The Bank of Spain has warned the government that the new pension regulation could have a negative impact on employment, wages and the competitiveness of companies. This, it said, is due to the triple increase in contributions that the regulation imposes and that will particularly affect workers with higher salaries, who will be penalised in three ways, while the rest of the workers will only be affected by the increase in contributions that the new intergenerational equity mechanism entails.

According to the analysis published on Wednesday and drawn up by experts from the institution, those on the highest incomes will have to pay ten times more than those below the maximum bases. “The increase in social security contributions could generate economic changes (for example, a lower employment rate) that would reduce capacity to generate greater income for Social Security,” the bank said in a statement.

More expenditure

 

The institution also considers that wages may be affected by the reform, since, as it means more expenditure for companies, they will in turn tend to contain the remuneration of their employees so as not to burden their margins with all the costs involved. The increase in revenue from the pension reform “could be lower if the higher labour costs have a negative impact on competitiveness, wages or employment”.
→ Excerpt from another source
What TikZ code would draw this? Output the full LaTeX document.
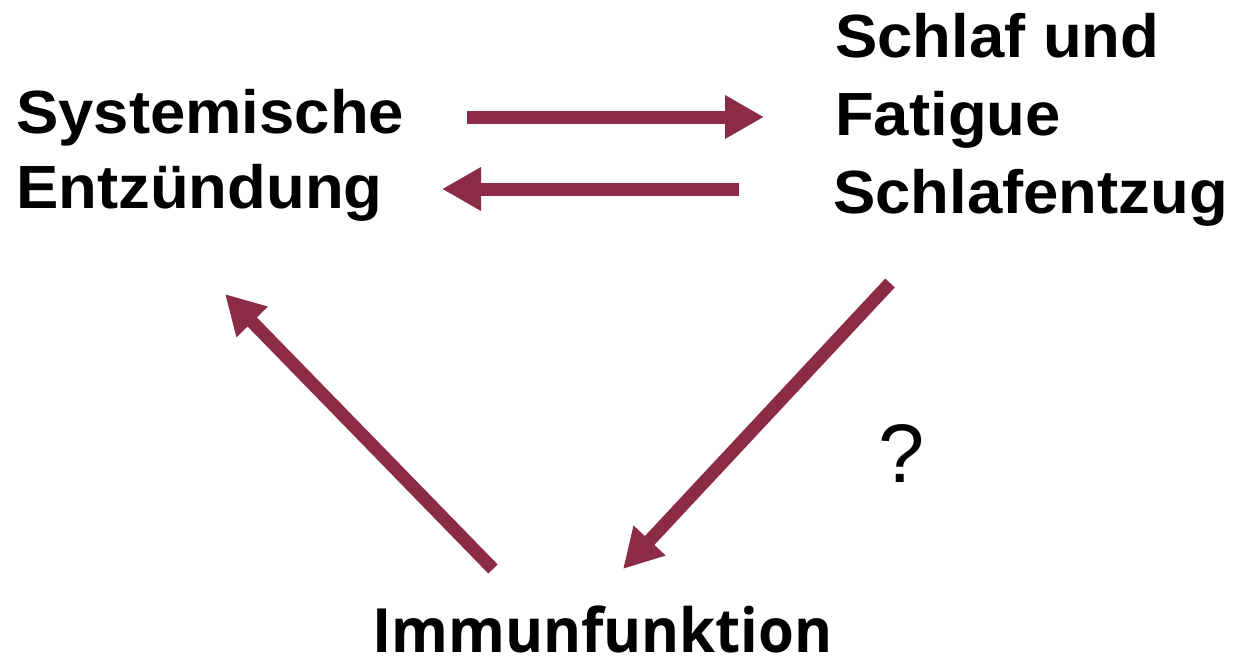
\documentclass[tikz,border=0pt]{standalone}
\usepackage{fontspec}
\setmainfont{Liberation Sans}
\newfontfamily\lblfont[FakeStretch=1.04]{Liberation Sans}
\newfontfamily\immfont[FakeStretch=0.95]{Open Sans}
\usetikzlibrary{arrows.meta}
\definecolor{arrowred}{HTML}{8B2B47}
\tikzset{
  lbl/.style={font=\fontsize{61}{72}\selectfont\lblfont\bfseries, inner sep=0pt, anchor=base west},
  arr/.style={draw=arrowred, line width=13pt, -{Triangle[length=39pt,width=41pt]}, arrowred}
}
\begin{document}
\begin{tikzpicture}[x=1pt,y=-1pt]
\useasboundingbox (0,0) rectangle (1234,659);
% labels
\node[lbl] (sys1) at (16,133) {Systemische};
\node[lbl] (sys2) at (16,208) {Entzündung};
\node[lbl] (sch1) at (835,57) {Schlaf und};
\node[lbl] (sch2) at (835,135) {Fatigue};
\node[lbl] (sch3) at (833,213) {Schlafentzug};
\node[lbl, font=\fontsize{61}{72}\selectfont\immfont\bfseries] (imm) at (372,652) {Immunfunktion};
\node[inner sep=0pt, anchor=base west, font=\fontsize{83}{96}\selectfont] (q) at (878,482) {?};
% arrow endpoints
\coordinate (a1s) at (467,117);
\coordinate (a1e) at (764,117);
\coordinate (a2s) at (739,189);
\coordinate (a2e) at (442,189);
\coordinate (a3s) at (890,283);
\coordinate (a3e) at (623,569);
\coordinate (a4s) at (493,569);
\coordinate (a4e) at (225,294);
\draw[arr] (a1s) -- (a1e);
\draw[arr] (a2s) -- (a2e);
\draw[arr] (a3s) -- (a3e);
\draw[arr] (a4s) -- (a4e);
\end{tikzpicture}
\end{document}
The bank also disagrees with the figures drawn up by the Minister of Social Security, José Luis Escrivá. It estimates that the increase in contributions resulting from the pension reform could increase Social Security resources by around 0.6% of GDP in 2030 and 0.9% of GDP in 2050. The bank said that this is in the best case scenario, since these forecasts are made “ignoring the effects on employment and wages that could result from the increase in labour costs”.

The Bank of Spain aligns itself with other bodies such as the Airef and Fedea, which recently warned that Escrivá’s accounts are somewhat inflated and criticised the fact that they involve more expenditure than income.

“Unequal” impact

ÑIt also claimed that the pension reform will have an “unequal” impact on workers and companies, hardly affecting those earning below the maximum base, currently at 54,000 euros gross per year, and will not have a major impact on smaller companies, since they generally pay lower wages, while it will be workers with higher incomes and large companies that will be penalised the most.

The study estimates that those affected by the triple contribution will be approximately 1.3 million workers, 6.8% of the total, who are those who pay contributions at the maximum rate, and outlines the profile of this group. They are male, middle-aged to older, university graduates, employed by a large company and largely in the banking, consultancy, IT or health sectors.